Victor Stinner victor.stinner at gmail.com
Wed May 18 19:39:57 EDT 2016


2016-05-18 23:05 GMT+02:00 Paul Graydon <paul at paulgraydon.co.uk>:
> Bear in mind that what you see by way of CPU Speed is based on *sampling*, and the CPU can be switched speeds very
> quickly.  Far faster than you'd necessarily see in your periodic updates.  Also note that if your cooling isn't up to
> scratch for handling the CPU running permanently at its top normal speed, thermal throttling will cause the system to
> slow down independently of anything happening OS side.  That's embedded within the chip and can't be disabled.

I checked the temperature of my CPU cores using the "sensors" command
and it was somewhere around ~50°C which doesn't seem "too hot" to me.
A better bet is that I was close the temperature switching between
Turbo Mode or not.

I disabled Turbo Mode and Hyperthreading on my CPU and I didn't
reproduce the random slowdown anymore.

I also misunderstood how Turbo Mode works. By default, a CPU uses the
Turbo Mode, but disables it automatically if the CPU is too hot. I
expected that the CPU doesn't use Turbo Mode, but start to use it
after a few seconds if the CPU usage is high.

It looks like the performance also depends on the number of cores
currently used:
https://en.wikipedia.org/wiki/Intel_Turbo_Boost#Example


> FWIW microbenchmarks are inherently unstable and susceptible to jitter on the system side.

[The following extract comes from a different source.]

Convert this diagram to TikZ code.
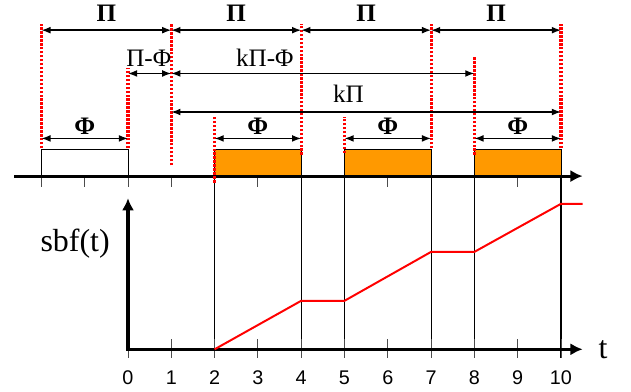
\documentclass[tikz,border=0pt]{standalone}
\usepackage{fontspec}
\setmainfont{Liberation Serif}
\setsansfont{Liberation Sans}
\usetikzlibrary{arrows.meta}
\definecolor{budget}{RGB}{255,153,0}
\tikzset{
  window/.style={
    draw,
    line width=0.6pt
  },
  deadline/.style={
    red,
    line width=2pt,
    dash pattern=on 1.6pt off 1pt
  },
  span/.style={
    line width=0.9pt,
    {Latex[length=6pt,width=4.5pt]}-{Latex[length=6pt,width=4.5pt]}
  },
  timeaxis/.style={
    line width=2pt,
    -{Latex[length=8pt,width=8pt]}
  },
  tick/.style={
    line width=0.6pt,
    black!70
  },
  guide/.style={
    line width=0.7pt
  },
  sbfline/.style={
    red,
    line width=1.3pt
  },
  biglabel/.style={
    anchor=base,
    inner sep=0pt,
    font=\fontsize{16.5}{19}\selectfont\bfseries
  },
  dimlabel/.style={
    anchor=base,
    inner sep=0pt,
    font=\fontsize{16.5}{19}\selectfont
  },
  num/.style={
    anchor=base,
    inner sep=0pt,
    font=\sffamily\fontsize{13}{15}\selectfont
  },
  axlabel/.style={
    anchor=base,
    inner sep=0pt,
    font=\fontsize{21}{25}\selectfont
  }
}

\begin{document}
\begin{tikzpicture}
  \useasboundingbox (-2.956,-0.986) rectangle (11.617,8.067);
  % supply windows on the time line
  \draw[window] (-2,4) rectangle (0,4.62);
  \foreach \s/\e in {2/4,5/7,8/10}{
    \draw[window,fill=budget] (\s,4) rectangle (\e,4.62);
  }
  \foreach \x in {-2,...,10}{
    \draw[tick] (\x,4) -- (\x,3.75);
  }
  \coordinate (ts) at (-2.63,4);
  \coordinate (te) at (10.5,4);
  \draw[timeaxis] (ts) -- (te);
  % guides down to the sbf axis
  \foreach \x in {2,4,5,7,8,10}{
    \draw[guide] (\x,4) -- (\x,-0.2);
  }
  % deadlines
  \foreach \x/\lo/\hi in {-2/4.64/7.51, 0/4.64/6.49, 1/4.25/7.51, 2/3.85/5.37,
                          4/4.49/7.51, 5/4.53/5.37, 7/4.64/7.51, 8/4.49/6.75, 10/4.64/7.51}{
    \draw[deadline] (\x,\lo) -- (\x,\hi);
  }
  % periods
  \foreach \a/\b [count=\i] in {-2/1,1/4,4/7,7/10}{
    \coordinate (pa\i) at (\a,7.37);
    \coordinate (pb\i) at (\b,7.37);
    \draw[span] (pa\i) -- (pb\i);
    \node[biglabel] (per\i) at ({(\a+\b)/2},7.57) {Π};
  }
  % budgets
  \foreach \a/\b [count=\i] in {-2/0,2/4,5/7,8/10}{
    \coordinate (fa\i) at (\a,4.87);
    \coordinate (fb\i) at (\b,4.87);
    \draw[span] (fa\i) -- (fb\i);
    \node[biglabel] (bud\i) at ({(\a+\b)/2},4.97) {Φ};
  }
  % offsets
  \coordinate (d0) at (0,6.37);
  \coordinate (d1) at (1,6.37);
  \coordinate (d8) at (8,6.37);
  \coordinate (k1) at (1,5.48);
  \coordinate (k10) at (10,5.48);
  \draw[span] (d0) -- (d1);
  \draw[span] (d1) -- (d8);
  \draw[span] (k1) -- (k10);
  \node[dimlabel] (gap) at (0.48,6.53) {Π-Φ};
  \node[dimlabel] (kgap) at (3.16,6.53) {kΠ-Φ};
  \node[dimlabel] (kper) at (5.09,5.69) {kΠ};
  % sbf(t)
  \coordinate (o) at (0,0);
  \coordinate (xe) at (10.5,0);
  \coordinate (ye) at (0,3.49);
  \foreach \x in {0,...,10}{
    \draw[tick] (\x,0.23) -- (\x,-0.2);
    \node[num] (n\x) at (\x,-0.82) {\x};
  }
  \draw[line width=2pt,{Latex[length=8pt,width=8pt]}-{Latex[length=8pt,width=8pt]}] (ye) -- (o) -- (xe);
  \draw[sbfline] (2,0) -- (4,1.12) -- (5,1.12) -- (7,2.25) -- (8,2.25) -- (10,3.36) -- (10.5,3.36);
  \node[axlabel] (ylab) at (-1.22,2.25) {sbf(t)};
  \node[axlabel] (tlab) at (10.97,-0.22) {t};
\end{tikzpicture}
\end{document}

Using CPU isolation helps a lot to reduce the noise coming from the "system".


> If microbenchmarking really is the right thing for your needs, (...)

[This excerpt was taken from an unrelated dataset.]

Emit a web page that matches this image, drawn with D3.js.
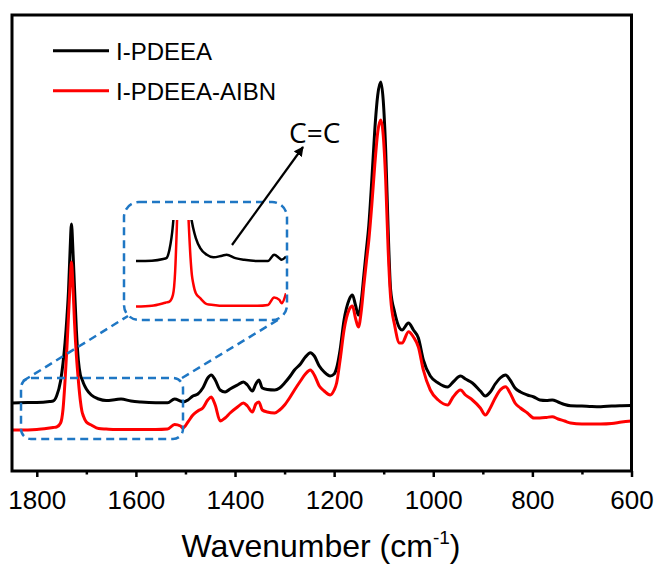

Someone asked me to check the perfomance of my patches using perf.py,
so I'm using it. The accuracy of some specific benchmark of this
benchmark suite is still an open question ;-)


> ... you should look at running enough runs to be able to get a fair idea of realistic performance.

Right, this idea was already discussed in other threads and already
implemented in the PyPy flavor of perf.py. I also patched locally my
perf.py to do that.


> I do have some concerns that you're increasingly creating a synthetic environment to benchmark against, and that you're
> at risk of optimising towards an environment the code won't actually run in, and might even end up pursuing the wrong
> optimisations.

Yeah, that's an excellent remark :-) It's not the first time that I
read it. I think that it's ok to use CPU isolation and tune CPU
options (ex: disable Turbo Mode) to reduce the noise. Other parameters
like disabling hash randomization or disabling ASLR is more an open
question.

It seems to me that disabling randomization (hash function, ASLR)
introduces a risk of leading to the invalidate conclusion (patch makes
Python faster / slower). But I read this advice many times, and
perf.py currently explicitly disables hash randomization.

The most common trend in benchmarking is to disable all sources of
noice and only care of the minimum (smallest timing). In my experience
(of last weeks), it just doesn't work, at least for microbenchmarks.